Tarih 5 Haziran 1926'yı gösterdiğinde Ankara'da imzalanan o antlaşma, sadece kağıt üzerinde bir anlaşma değildi. Adeta yeni Türkiye'nin uluslararası arenadaki ilk büyük sınavlarından birinin sonucuydu. Bugün bile üzerinde konuşulmaya değer.

Aslında her şey Musul meselesiyle başlamıştı. I. Dünya Savaşı'ndan sonra Osmanlı'nın dağılan topraklarının paylaşımı sırasında Musul vilayeti büyük tartışmalara neden olmuştu. İngilizler bölgeyi Irak'a katmak istiyor, Türkiye ise tarihi ve stratejik haklarını savunuyordu. Tam bir diplomatik satranç oyunu!

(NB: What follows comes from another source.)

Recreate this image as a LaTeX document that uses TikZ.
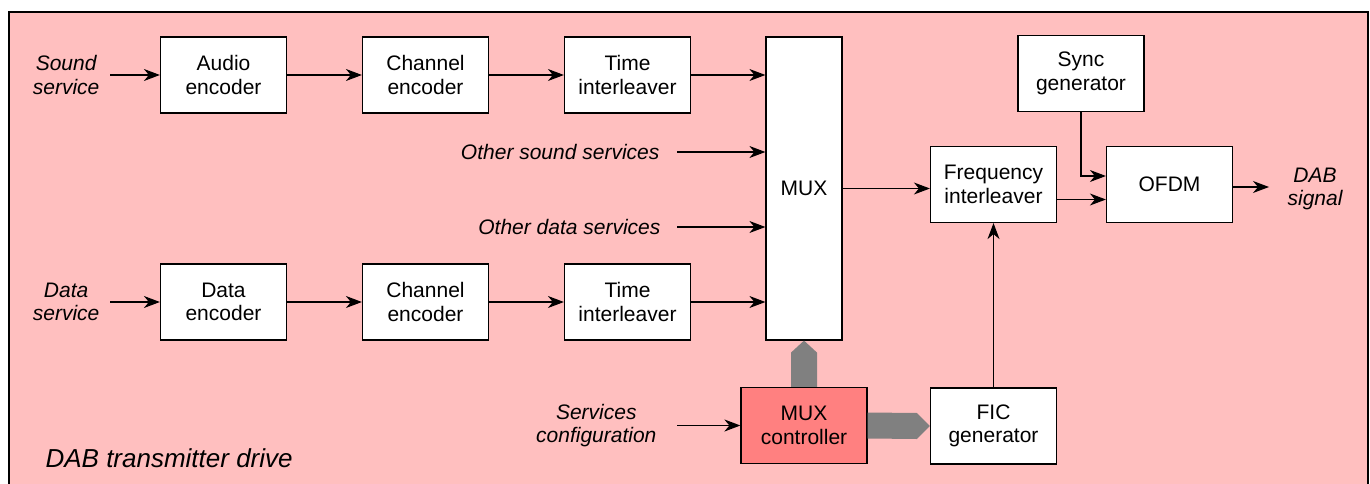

Antlaşmanın Perde Arkası: Neler Oldu da İmzalandı?

Müzakereler aylarca sürdü. Türk tarafı inatla direniyordu ama uluslararası baskılar artıyordu. Sonunda iki taraf da masaya oturmayı kabul etti. Ankara'da buluştular - o günlerde henüz başkent olmanın heyecanını yaşayan bir şehirde.

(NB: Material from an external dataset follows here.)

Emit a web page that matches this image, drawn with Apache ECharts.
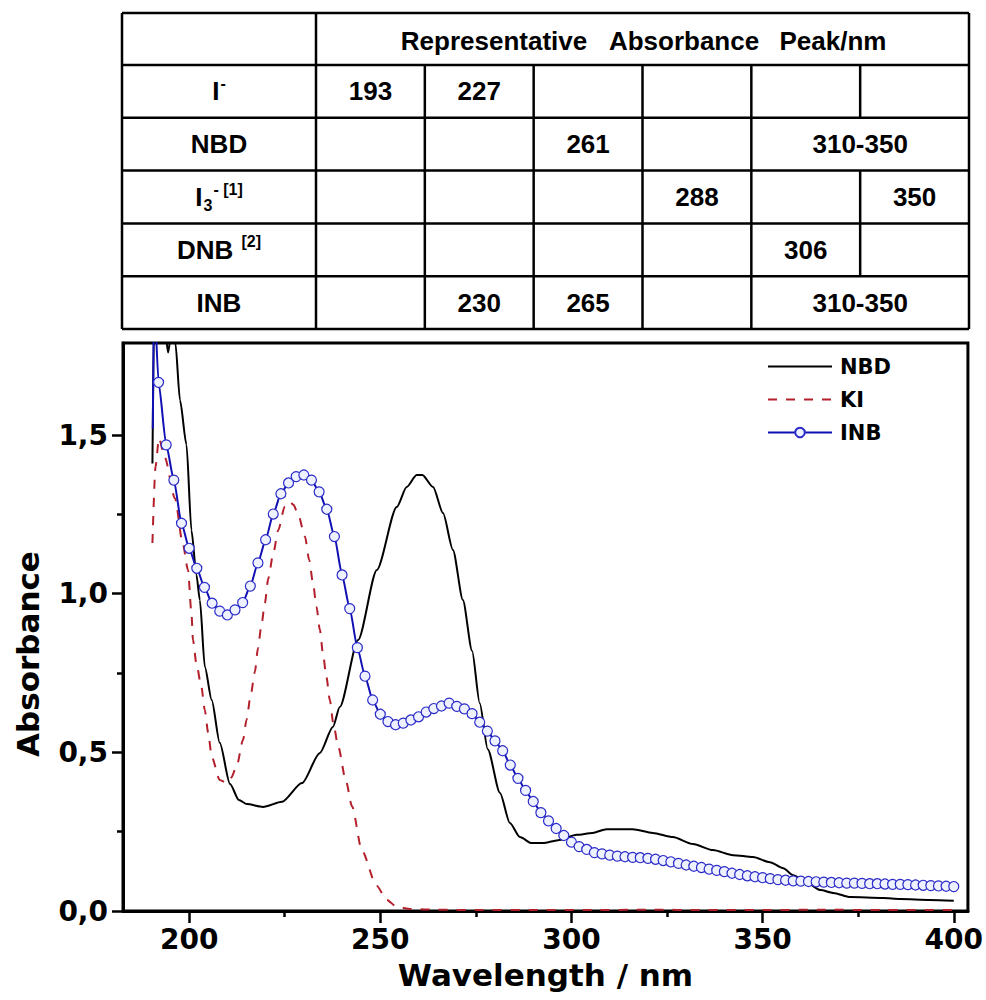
<!DOCTYPE html>
<html>
<head>
<meta charset="utf-8">
<script src="https://cdn.jsdelivr.net/npm/echarts@6/dist/echarts.min.js"></script>
<style>
html,body{margin:0;padding:0;background:#ffffff;}
#chart{width:986px;height:1000px;}
</style>
</head>
<body>
<div id="chart"></div>
<script>
// ---------------- data ----------------
const nbdData = [
  [190.4,1.41],[190.9,1.92],[193.7,1.83],[194.5,1.76],[195.4,1.83],[196.0,1.86],[196.4,1.79],
  [197.6,1.61],[199.3,1.47],[200.6,1.20],[201.9,1.06],[202.8,0.98],[204.1,0.77],[205.9,0.665],
  [208.0,0.53],[210.7,0.40],[213.0,0.35],[215.1,0.337],[219.3,0.328],[224.3,0.344],[229.5,0.403],
  [234.2,0.498],[237.6,0.58],[239.4,0.643],[244.2,0.854],[249.1,1.075],[254.3,1.273],[256.9,1.336],
  [259.5,1.374],[261.0,1.374],[263.8,1.336],[266.4,1.254],[269.0,1.138],[271.6,0.98],[274.0,0.82],
  [276.0,0.655],[278.1,0.51],[281.3,0.372],[283.9,0.277],[286.5,0.233],[289.6,0.214],[292.5,0.214],
  [296.9,0.224],[301.3,0.24],[305.5,0.246],[309.2,0.258],[316.0,0.258],[321.3,0.246],[326.5,0.233],
  [331.8,0.211],[337.0,0.192],[342.3,0.176],[347.5,0.17],[351.9,0.154],[355.4,0.135],[358.0,0.113],
  [361.7,0.088],[365.1,0.066],[368.5,0.057],[372.9,0.044],[381.5,0.041],[386.0,0.038],[393.8,0.035],
  [400.0,0.032]
];
const kiData = [
  [190.4,1.16],[191.2,1.40],[192.1,1.49],[193.6,1.43],[196.3,1.30],[198.3,1.16],[199.7,1.075],
  [200.6,0.94],[201.0,0.854],[201.9,0.78],[203.2,0.706],[204.1,0.633],[205.0,0.56],[205.9,0.486],
  [208.0,0.413],[209.8,0.404],[211.0,0.42],[212.4,0.455],[214.1,0.539],[215.0,0.602],[216.1,0.68],
  [217.2,0.754],[218.0,0.828],[218.9,0.90],[219.8,0.97],[220.7,1.048],[222.0,1.127],[223.3,1.20],
  [225.0,1.274],[226.3,1.29],[227.3,1.28],[228.5,1.25],[230.3,1.18],[231.4,1.106],[232.4,1.033],
  [233.3,0.959],[234.2,0.886],[235.0,0.812],[235.9,0.738],[236.8,0.665],[237.7,0.592],[239.0,0.518],
  [241.0,0.41],[242.6,0.33],[245.2,0.19],[249.0,0.08],[251.7,0.035],[254.3,0.013],[258.0,0.006],
  [265,0.004],[275,0.003],[290,0.003],[305,0.003],[320,0.004],[335,0.003],[350,0.003],[365,0.004],
  [380,0.003],[400,0.003]
];
// leading INB trace before the first marker (no markers)
const inbLead = [[190.5,1.52],[190.8,1.95]];
const inbData = [
  [192,1.666],[194,1.469],[196,1.358],[198,1.222],[200,1.143],[202,1.08],[204,1.02],[206,0.97],
  [208,0.945],[210,0.933],[212,0.949],[214,0.972],[216,1.024],[218,1.097],[220,1.17],[222,1.251],
  [224,1.315],[226,1.349],[228,1.369],[230,1.374],[232,1.358],[234,1.321],[236,1.266],[238,1.18],
  [240,1.059],[242,0.953],[244,0.83],[246,0.74],[248,0.665],[250,0.62],[252,0.597],[254,0.587],
  [256,0.592],[258,0.602],[260,0.612],[262,0.627],[264,0.638],[266,0.646],[268,0.655],[270,0.645],
  [272,0.637],[274,0.622],[276,0.595],[278,0.567],[280,0.536],[282,0.505],[284,0.46],[286,0.418],
  [288,0.38],[290,0.345],[292,0.31],[294,0.284],[296,0.26],[298,0.238],[300,0.217],[302,0.203],
  [304,0.194],[306,0.184],[308,0.18],[310,0.176],[312,0.173],[314,0.171],[316,0.169],[318,0.168],
  [320,0.166],[322,0.163],[324,0.159],[326,0.155],[328,0.15],[330,0.145],[332,0.141],[334,0.137],
  [336,0.132],[338,0.128],[340,0.124],[342,0.119],[344,0.115],[346,0.111],[348,0.108],[350,0.105],
  [352,0.102],[354,0.099],[356,0.097],[358,0.095],[360,0.094],[362,0.093],[364,0.092],[366,0.091],
  [368,0.09],[370,0.089],[372,0.088],[374,0.088],[376,0.087],[378,0.086],[380,0.086],[382,0.085],
  [384,0.084],[386,0.084],[388,0.083],[390,0.082],[392,0.081],[394,0.08],[396,0.079],[398,0.078],
  [400,0.077]
];
const seriesNames = ['NBD','KI','INB'];
const xTickValues = [200,250,300,350,400];
const xMinorValues = [225,275,325,375];
const yTickValues = [0,0.5,1.0,1.5];
const yMinorValues = [0.25,0.75,1.25];
const xTitle = 'Wavelength / nm';
const yTitle = 'Absorbance';

// table content
const tableHeaderWords = ['Representative','Absorbance','Peak/nm'];
const tableRowLabels = ['{m|I}{sup|-}','{m|NBD}','{m|I}{sub|3}{sup|- [1]}','{m|DNB }{sup|[2]}','{m|INB}'];
// [startColumn, columnSpan, text]
const tableCells = [
  [[0,1,'193'],[1,1,'227']],
  [[2,1,'261'],[4,2,'310-350']],
  [[3,1,'288'],[5,1,'350']],
  [[4,1,'306']],
  [[1,1,'230'],[2,1,'265'],[4,2,'310-350']]
];

// ---------------- layout ----------------
const T = {left:122, right:969, firstCol:316, top:13, headBottom:65, rowH:52.8, nCols:6, lw:2.5};
const colW = (T.right - T.firstCol) / T.nCols;
const tFamily = 'Liberation Sans, Arial, sans-serif';
const tableFont = {fontFamily:tFamily, fontWeight:'bold', fontSize:26, fill:'#000'};
const graphics = [];
function hline(y,x1,x2){graphics.push({type:'line',shape:{x1:x1,y1:y,x2:x2,y2:y},style:{stroke:'#000',lineWidth:T.lw}});}
function vline(x,y1,y2){graphics.push({type:'line',shape:{x1:x,y1:y1,x2:x,y2:y2},style:{stroke:'#000',lineWidth:T.lw}});}
function txt(x,y,text,extra){graphics.push({type:'text',x:x,y:y,style:Object.assign({text:text,align:'center',verticalAlign:'middle'},tableFont,extra||{})});}

const nRows = tableRowLabels.length;
const bottomY = T.headBottom + nRows*T.rowH;
hline(T.top, T.left, T.right);
hline(T.headBottom, T.left, T.right);
for (let r=1;r<=nRows;r++) hline(T.headBottom + r*T.rowH, T.left, T.right);
vline(T.left, T.top, bottomY);
vline(T.right, T.top, bottomY);
vline(T.firstCol, T.top, bottomY);
// header words
const headerCenters = [494, 684, 833];
tableHeaderWords.forEach((w,i)=>txt(headerCenters[i], (T.top+T.headBottom)/2 + 2, w));
for (let r=0;r<nRows;r++){
  const y1 = T.headBottom + r*T.rowH, y2 = y1 + T.rowH, yc = (y1+y2)/2;
  // inner column separators unless a spanning cell covers them
  for (let c=1;c<T.nCols;c++){
    const covered = tableCells[r].some(cell => cell[1]>1 && c>cell[0] && c<cell[0]+cell[1]);
    if (!covered) vline(T.firstCol + c*colW, y1, y2);
  }
  txt((T.left+T.firstCol)/2, yc, tableRowLabels[r], {rich:{
    m:{fontFamily:tFamily,fontWeight:'bold',fontSize:26,lineHeight:32,verticalAlign:'middle'},
    sup:{fontFamily:tFamily,fontWeight:'bold',fontSize:16,lineHeight:32,verticalAlign:'top',padding:[0,0,0,1]},
    sub:{fontFamily:tFamily,fontWeight:'bold',fontSize:16,lineHeight:32,verticalAlign:'bottom',padding:[8,0,0,1]}
  }});
  tableCells[r].forEach(cell=>{
    const cx = T.firstCol + (cell[0] + cell[1]/2)*colW;
    txt(cx, yc, cell[2]);
  });
}
// y axis title
graphics.push({type:'text', x:28, y:654, rotation:Math.PI/2,
  style:{text:yTitle, align:'center', verticalAlign:'middle', fontFamily:'DejaVu Sans', fontWeight:'bold', fontSize:31, fill:'#000'}});

// ---------------- chart ----------------
const chart = echarts.init(document.getElementById('chart'), null, {renderer:'svg'});
const labelFont = {fontFamily:'DejaVu Sans', fontWeight:'bold', fontSize:28, color:'#000'};
const gridBox = {left:123, right:18, top:343, bottom:89};
const xMin = 182.7, xMax = 403.7, yMin = 0, yMax = 1.79;

const option = {
  animation:false,
  backgroundColor:'#ffffff',
  grid:[
    Object.assign({show:true, borderColor:'#000', borderWidth:3, containLabel:false}, gridBox),
    Object.assign({show:false, containLabel:false}, gridBox)
  ],
  legend:{
    orient:'vertical', left:762, top:351, itemWidth:64, itemHeight:12, itemGap:12,
    data:[
      {name:seriesNames[0], itemStyle:{opacity:0}},
      {name:seriesNames[1], itemStyle:{opacity:0}},
      {name:seriesNames[2]}
    ],
    textStyle:Object.assign({}, labelFont, {fontSize:21, padding:[0,0,0,3]})
  },
  xAxis:[
    {type:'value', gridIndex:0, min:xMin, max:xMax,
     axisLine:{show:true, onZero:false, lineStyle:{color:'#000', width:3}},
     axisTick:{show:true, inside:false, length:12, customValues:xTickValues, lineStyle:{color:'#000', width:2.5}},
     axisLabel:Object.assign({customValues:xTickValues, margin:14}, labelFont),
     splitLine:{show:false},
     name:xTitle, nameLocation:'middle', nameGap:48,
     nameTextStyle:{fontFamily:'DejaVu Sans', fontWeight:'bold', fontSize:31, color:'#000'}},
    {type:'value', gridIndex:1, min:xMin, max:xMax,
     axisLine:{show:false},
     axisTick:{show:true, inside:false, length:6, customValues:xMinorValues, lineStyle:{color:'#000', width:2.5}},
     axisLabel:{show:false}, splitLine:{show:false}}
  ],
  yAxis:[
    {type:'value', gridIndex:0, min:yMin, max:yMax,
     axisLine:{show:true, onZero:false, lineStyle:{color:'#000', width:3}},
     axisTick:{show:true, inside:false, length:11, customValues:yTickValues, lineStyle:{color:'#000', width:2.5}},
     axisLabel:Object.assign({customValues:yTickValues, margin:15,
       formatter:v=>v.toFixed(1).replace('.', ',')}, labelFont),
     splitLine:{show:false}},
    {type:'value', gridIndex:1, min:yMin, max:yMax,
     axisLine:{show:false},
     axisTick:{show:true, inside:false, length:6, customValues:yMinorValues, lineStyle:{color:'#000', width:2.5}},
     axisLabel:{show:false}, splitLine:{show:false}}
  ],
  series:[
    {name:'NBD', type:'line', xAxisIndex:0, yAxisIndex:0, data:nbdData, symbol:'none',
     smooth:0.25, smoothMonotone:'x', clip:true,
     lineStyle:{color:'#000', width:2}, itemStyle:{color:'#000'}, z:3},
    {name:'KI', type:'line', xAxisIndex:0, yAxisIndex:0, data:kiData, symbol:'none',
     smooth:0.25, smoothMonotone:'x', clip:true,
     lineStyle:{color:'#b3202c', width:2, type:[9,9]}, itemStyle:{color:'#b3202c'}, z:2},
    {name:'INB', type:'line', xAxisIndex:0, yAxisIndex:0,
     data:inbLead.map(p=>({value:p, symbol:'none'})).concat(inbData.map(p=>({value:p}))),
     symbol:'circle', symbolSize:10, showAllSymbol:true, clip:true,
     smooth:0.2, smoothMonotone:'x',
     lineStyle:{color:'#1010b4', width:2},
     itemStyle:{color:'#eef1ff', borderColor:'#2b2bc8', borderWidth:1.2}, z:4}
  ],
  graphic:graphics
};
chart.setOption(option);
</script>
</body>
</html>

Antlaşmanın maddelerine bakınca aslında nasıl bir denge siyaseti yürütüldüğü anlaşılıyor. Musul ve Kerkük'ten vazgeçiliyordu evet, ama karşılığında petrol gelirlerinden %10'luk bir pay alınıyordu. O dönem için hiç de küçümsenmeyecek bir miktardı bu.

Peki Bu Antlaşma Neden Bu Kadar Önemliydi?

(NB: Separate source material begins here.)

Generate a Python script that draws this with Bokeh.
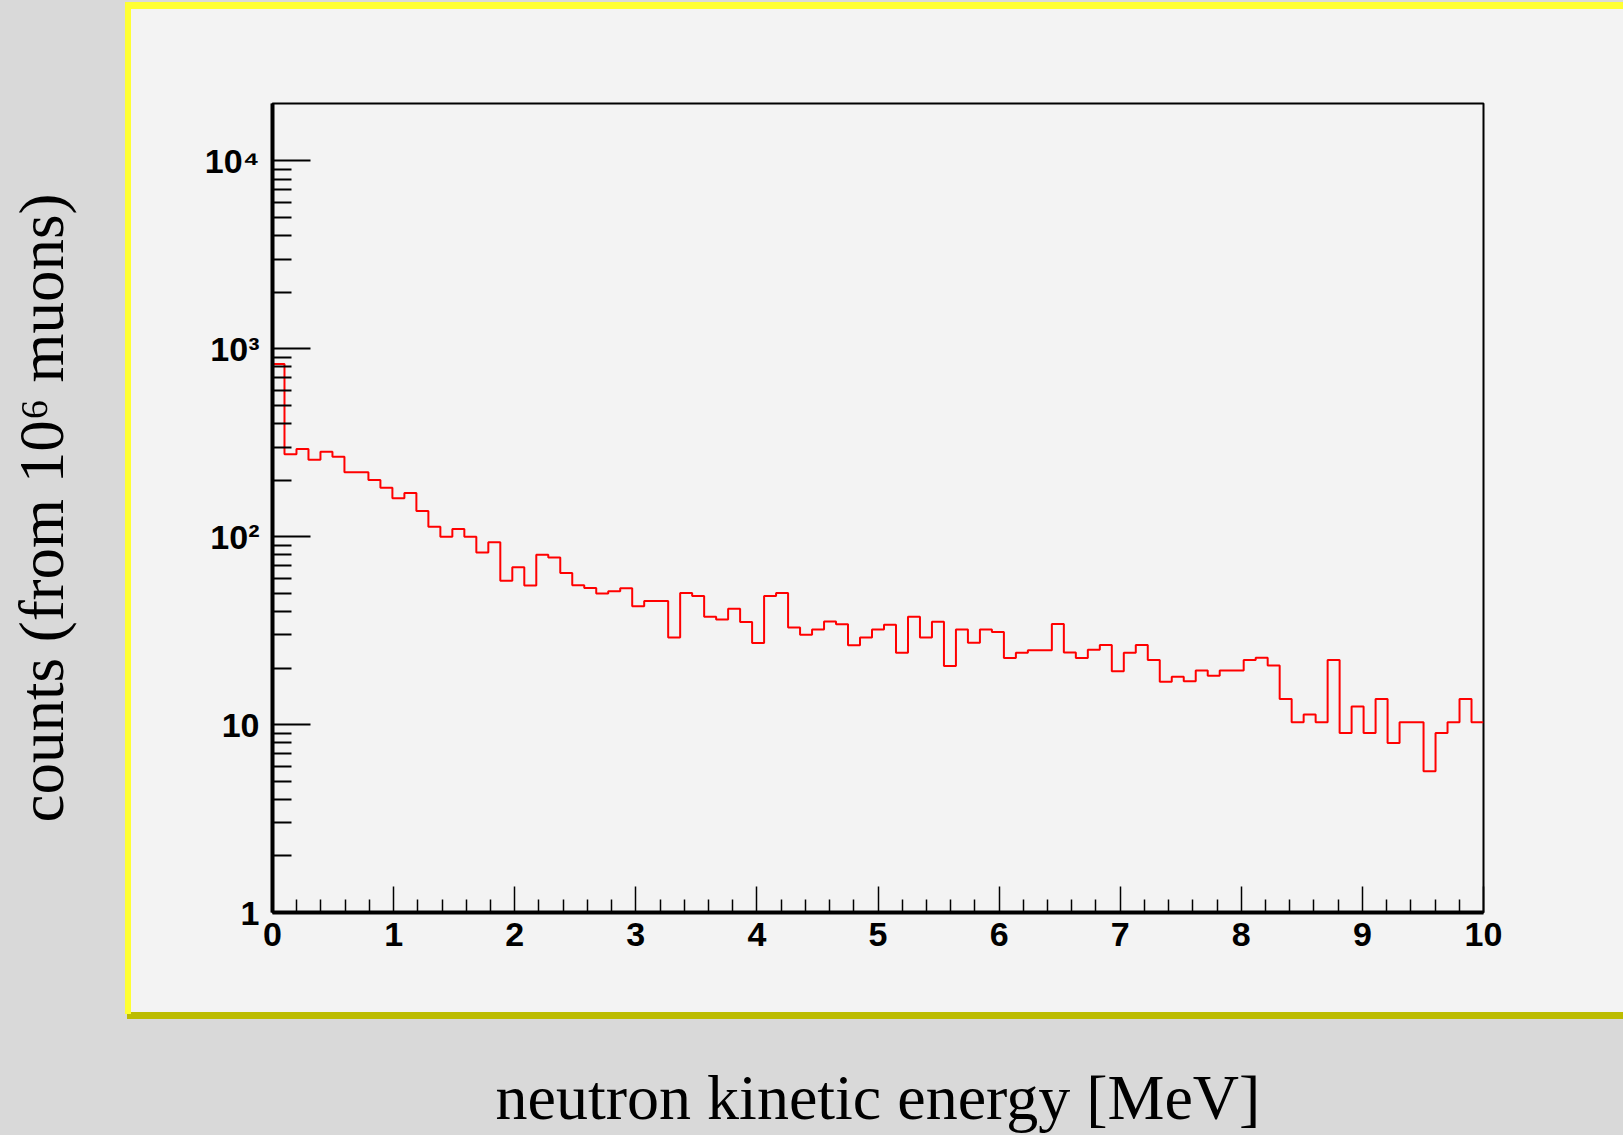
import numpy as np
from bokeh.plotting import figure
from bokeh.models import Range1d, FixedTicker
from bokeh.embed import file_html
from bokeh.resources import INLINE

# ---------------- data ----------------
x_min, x_max = 0.0, 10.0
y_min, y_max = 1.0, 2.02e4

counts = [829, 275, 293, 257, 283, 266, 220, 220, 200, 182,
          160, 171, 137, 113, 100, 110, 100, 82.5, 93.3, 58.3,
          68.7, 54.9, 80.2, 77.6, 64.1, 55.1, 53.3, 49.9, 51.2, 53.1,
          42.6, 45.5, 45.5, 29.1, 50.2, 48.4, 37.5, 36.2, 41.4, 35.2,
          27.2, 48.4, 50.2, 32.9, 30.1, 32.1, 35.4, 34.2, 26.4, 29.1,
          32.1, 34.0, 24.1, 37.5, 29.1, 35.3, 20.5, 32.1, 27.3, 32.1,
          31.1, 22.6, 24.1, 24.9, 24.9, 34.3, 24.2, 22.6, 25.0, 26.5,
          19.2, 24.1, 26.5, 22.1, 16.9, 18.0, 17.0, 19.4, 18.2, 19.4,
          19.4, 22.1, 22.7, 20.6, 13.7, 10.3, 11.3, 10.3, 22.1, 9.03,
          12.5, 9.03, 13.7, 7.99, 10.3, 10.3, 5.65, 9.03, 10.3, 13.7,
          10.3]

x_tick_values = [0, 1, 2, 3, 4, 5, 6, 7, 8, 9, 10]
x_tick_labels = ["0", "1", "2", "3", "4", "5", "6", "7", "8", "9", "10"]
y_tick_values = [1, 10, 100, 1000, 10000]
y_tick_labels = ["1", "10", "10\u00b2", "10\u00b3", "10\u2074"]

x_title = "neutron kinetic energy [MeV]"
y_title = "counts (from 10\u2076 muons)"

# ---------------- layout ----------------
W, H = 1623, 1135
FL, FR, FT, FB = 272, 1483, 103, 912   # frame edges in page pixels

# slide background: grey page, light panel with yellow bevelled border
page_styles = {
    "background-color": "#d9d9d9",
    "background-image": ("linear-gradient(#ffff33, #ffff33), "
                         "linear-gradient(#ffff33, #ffff33), "
                         "linear-gradient(#bcbc00, #bcbc00), "
                         "linear-gradient(#f3f3f3, #f3f3f3)"),
    "background-position": "125px 2px, 125px 2px, 127px 1012px, 127px 3px",
    "background-size": "1498px 7px, 6px 1012px, 1496px 7px, 1496px 1014px",
    "background-repeat": "no-repeat",
}

p = figure(width=W, height=H,
           x_range=Range1d(x_min, x_max), y_range=Range1d(y_min, y_max),
           y_axis_type="log", output_backend="svg", toolbar_location=None,
           min_border_left=FL, min_border_right=W - FR,
           min_border_top=FT, min_border_bottom=H - FB,
           styles=page_styles)
p.xgrid.visible = False
p.ygrid.visible = False
p.background_fill_color = "#f3f3f3"
p.border_fill_alpha = 0.0
p.outline_line_color = "black"
p.outline_line_width = 2

# ---------------- axes ----------------
xa = p.xaxis[0]
xa.ticker = FixedTicker(ticks=x_tick_values,
                        minor_ticks=[round(v, 1) for v in np.arange(0.2, 10.0, 0.2)
                                     if abs(v - round(v)) > 1e-6])
xa.major_label_overrides = dict(zip(x_tick_values, x_tick_labels))
xa.axis_line_width = 4
xa.axis_line_color = "black"
xa.major_tick_in = 26
xa.major_tick_out = 0
xa.minor_tick_in = 13
xa.minor_tick_out = 0
xa.major_tick_line_width = 1.5
xa.minor_tick_line_width = 1.5
xa.major_tick_line_color = "black"
xa.minor_tick_line_color = "black"
xa.major_label_text_font = "Liberation Sans"
xa.major_label_text_font_style = "bold"
xa.major_label_text_font_size = "34px"
xa.major_label_text_color = "black"
xa.major_label_standoff = 10
xa.axis_label = x_title
xa.axis_label_text_font = "Liberation Serif"
xa.axis_label_text_font_style = "normal"
xa.axis_label_text_font_size = "64px"
xa.axis_label_text_color = "black"
xa.axis_label_standoff = 113

ya = p.yaxis[0]
ya.ticker = FixedTicker(ticks=y_tick_values,
                        minor_ticks=[m * 10 ** e for e in range(0, 4) for m in range(2, 10)])
ya.major_label_overrides = dict(zip(y_tick_values, y_tick_labels))
ya.axis_line_width = 4
ya.axis_line_color = "black"
ya.major_tick_in = 38
ya.major_tick_out = 0
ya.minor_tick_in = 19
ya.minor_tick_out = 0
ya.major_tick_line_width = 2
ya.minor_tick_line_width = 2
ya.major_tick_line_color = "black"
ya.minor_tick_line_color = "black"
ya.major_label_text_font = "Liberation Sans"
ya.major_label_text_font_style = "bold"
ya.major_label_text_font_size = "34px"
ya.major_label_text_color = "black"
ya.major_label_standoff = 13
ya.axis_label = y_title
ya.axis_label_text_font = "Liberation Serif"
ya.axis_label_text_font_style = "normal"
ya.axis_label_text_font_size = "63px"
ya.axis_label_text_color = "black"
ya.axis_label_standoff = 125

# ---------------- histogram ----------------
edges = np.linspace(x_min, x_max, len(counts) + 1)
p.step(x=edges, y=list(counts) + [counts[-1]], mode="after",
       line_color="#ff0000", line_width=2)

open("out.html", "w").write(file_html(p, INLINE))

  • Türkiye'nin bugünkü güneydoğu sınırı çizilmiş oldu
  • Yeni cumhuriyetin uluslararası alanda tanınması hızlandı
  • Bölgedeki istikrar için kritik bir adım atıldı
  • Türk dış politikasının temel prensipleri belirlenmeye başlandı

Düşünsenize, henüz 3 yaşında bir cumhuriyet dünyanın en güçlü devletlerinden biriyle müzakere masasına oturuyor ve kendi lehine sonuçlar alabiliyor. Bu küçümsenecek bir başarı değil kesinlikle.

Günümüze Yansımaları: Eski Antlaşma, Yeni Anlamlar

Bugün baktığımızda Ankara Antlaşması'nın sadece tarihi bir belge olmadığını görüyoruz. Türkiye ile Irak arasındaki ilişkilerin temel taşlarından biri olmaya devam ediyor. Hatta bölgedeki birçok güncel sorunun kökenlerini anlamak için bu antlaşmaya bakmak gerekiyor bence.

Antlaşmanın üzerinden neredeyse 100 yıl geçmiş - inanılır gibi değil! Ama hala konuşuluyor, hala tartışılıyor. Demek ki gerçekten önemli bir dönüm noktasıymış.

Sonuç olarak, 1926 Ankara Antlaşması sadece sınırları çizen bir belge değildi. Yeni Türkiye'nin dünyaya 'Ben artık buradayım' dediği andı. Ve galiba bunu oldukça etkili bir şekilde söylemeyi başardı.